From Dr Charles Stanley...

Romans 1:18-25
In many countries, the gospel can’t be shared freely. Repressive governments and religions stop Christians from telling others about Jesus. However, God is mightier than oppression. Where human messengers can’t carry the good news, the Lord is revealing Himself to those whose hearts are open.

First, Timothy chapter two says God wants everyone to come to a saving knowledge of Him. Romans chapter 1 shows He is holy and just, but He can’t overlook man’s sinful condition, which renders all guilty and without excuse. He will not admit people into heaven unless they’ve acknowledged their need for a Savior.

But, our Father is also fair and merciful. He makes His presence known to every person so each one may choose to recognize His sovereignty. The Lord does this by revealing Himself to all mankind in two ways: through conscience and creation.

First, He has imbedded His basic moral guidelines in the human conscience. In other words, at some point in life, every sane person has an innate sense that certain actions are right and others are wrong.

Second, the Creator displays His power and divine nature through what He has made. The complexity, variety, order, and beauty of the world all point to an intelligent Designer. We can’t pinpoint every method the Lord uses to reveal Himself. Yet we can be sure nothing will stop Him from reaching out to people who follow conscience and creation to the logical conclusion: the existence of a loving, sovereign God.

This speaks to an issue on which I'm sure I disagree with some of my more Calvinist brothers. The question is whether God can apply the benefits of Christ's completed work on the cross to someone who has never heard of it, yet has come to a knowledge of God, by His grace, and who trusts Him and not any strength or goodness of their own for their salvation. I hold this rather open-handedly, but I am not prepared to say that He can't.

Take Care


Anonymous said...

Jesus' statement in John 14:6 seems clear to me: "No one comes to the Father but through me."

Rather than try to wiggle around that, I've been intrigued by what I see in Acts 9. Cornelius was a God-fearing man who prayed to God continually but knew nothing of Jesus. God didn't just let it go at that. Rather he gave Cornelius a vision so he could contact Peter and learn of Jesus.
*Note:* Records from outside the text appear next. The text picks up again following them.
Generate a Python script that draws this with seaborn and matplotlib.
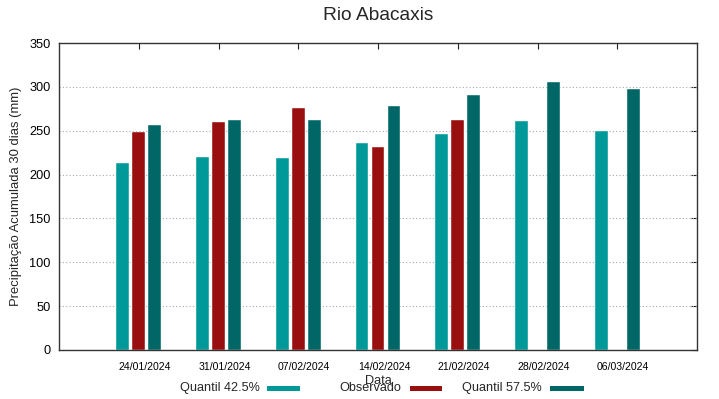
import matplotlib
matplotlib.use("Agg")
import matplotlib.pyplot as plt
import matplotlib.transforms as mtransforms
from matplotlib.patches import Rectangle
import numpy as np
import pandas as pd
import seaborn as sns

dates = ["24/01/2024", "31/01/2024", "07/02/2024", "14/02/2024",
         "21/02/2024", "28/02/2024", "06/03/2024"]
q425 = [213, 220, 219, 236, 246, 261, 250]
observado = [249, 260, 276, 231, 262, np.nan, np.nan]
q575 = [257, 262, 262, 278, 291, 306, 298]
series_names = ["Quantil 42.5%", "Observado", "Quantil 57.5%"]
colors = ["#009999", "#990f0f", "#006666"]
yticks = [0, 50, 100, 150, 200, 250, 300, 350]

rows = []
for name, vals in zip(series_names, [q425, observado, q575]):
    for d, v in zip(dates, vals):
        rows.append({"Data": d, "Serie": name, "Valor": v})
df = pd.DataFrame(rows)

sns.set_theme(style="white")
plt.rcParams["font.family"] = ["Liberation Sans", "DejaVu Sans"]

W, H = 719, 399
fig = plt.figure(figsize=(W / 100, H / 100), dpi=100)
ax = fig.add_axes([59 / W, 1 - 350 / H, (697 - 59) / W, (350 - 43) / H])

sns.barplot(data=df, x="Data", y="Valor", hue="Serie", order=dates,
            hue_order=series_names, palette=colors, width=0.6, gap=0.21,
            saturation=1, legend=False, ax=ax, zorder=2,
            edgecolor="white", linewidth=0.3)

ax.set_xlim(-1, 7)
ax.set_ylim(0, 350)
ax.set_yticks(yticks)
ax.set_yticklabels([str(t) for t in yticks], fontsize=9.2)
ax.tick_params(axis="y", direction="in", length=4, width=0.8, pad=6,
               right=True, colors="#222222", labelcolor="black")
ax.tick_params(axis="x", direction="in", length=4, width=0.8, pad=9,
               top=True, colors="#222222", labelcolor="black", labelsize=7.6)
for lbl in ax.get_xticklabels():
    lbl.set_transform(lbl.get_transform() +
                      mtransforms.ScaledTranslation(6 / 100, 0, fig.dpi_scale_trans))

for y in yticks[1:-1]:
    ax.axhline(y, color="#aaaaaa", lw=0.8, ls=(0, (1, 2)), zorder=1)

for s in ax.spines.values():
    s.set_color("#333333")
    s.set_linewidth(1.0)

ax.set_ylabel("Precipitação Acumulada 30 dias (mm)", fontsize=9.4)
ax.yaxis.label.set_va("center")
ax.yaxis.set_label_coords((16 - 59) / 638, 0.5)
ax.set_xlabel("Data", fontsize=9.2)
ax.xaxis.label.set_va("center")
ax.xaxis.set_label_coords(0.5, (350 - 381) / 307)

fig.text(378 / W, 1 - 16 / H, "Rio Abacaxis", ha="center", va="center",
         fontsize=13.8)

# legend (gnuplot style: text, then swatch)
leg_y = 388
text_right = [260, 401, 542]
sw = [(267, 300), (410, 442), (550, 584)]
for name, c, tr, (x0, x1) in zip(series_names, colors, text_right, sw):
    fig.text(tr / W, 1 - leg_y / H, name, ha="right", va="center", fontsize=9.1)
    fig.add_artist(Rectangle((x0 / W, 1 - (leg_y + 2.5) / H), (x1 - x0) / W, 5 / H,
                             transform=fig.transFigure, color=c, lw=0))

fig.savefig("out.png", dpi=100)
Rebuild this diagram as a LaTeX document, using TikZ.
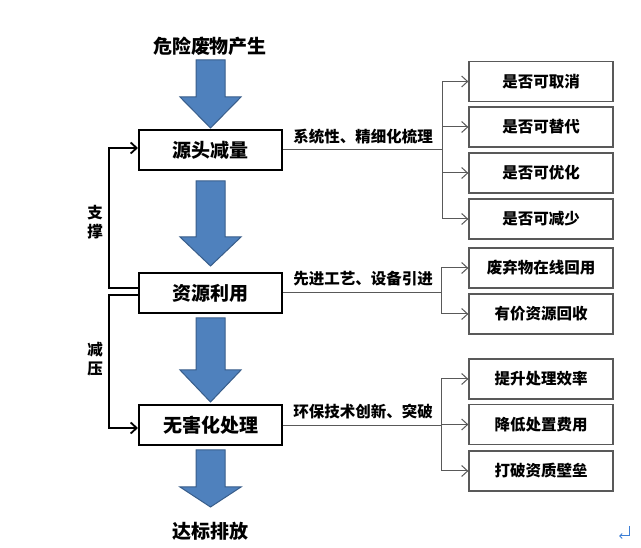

In this account I see that faith in God alone is not good enough, but God arranged to honour such faith with a way to know what more one needs to know. I realize it is not a doctrinal statement that God will always work this way, but He has and can.
Dave G.

John K said...

"Jesus' statement in John 14:6 seems clear to me: "No one comes to the Father but through me."

Absolutely! That is clear, but what does it actually mean? Apart from Christ and his atoning sacrifice there could be no salvation for anyone. But how much of it does one need to know or understand to be saved? The "Old Testament saints" were saved, no less than we are, by grace, through faith, by means of Christ's sacrifice, even though they hadn't heard of him.

Regarding Cornelius (Acts 10, BTW), he is described in these words: "He and all his family were devout and God-fearing; he gave generously to those in need and prayed to God regularly." Must we assume that he was destined for hell if he hadn't heard of Jesus? I don't think we can read into it that far. I don't think we can make that assumption.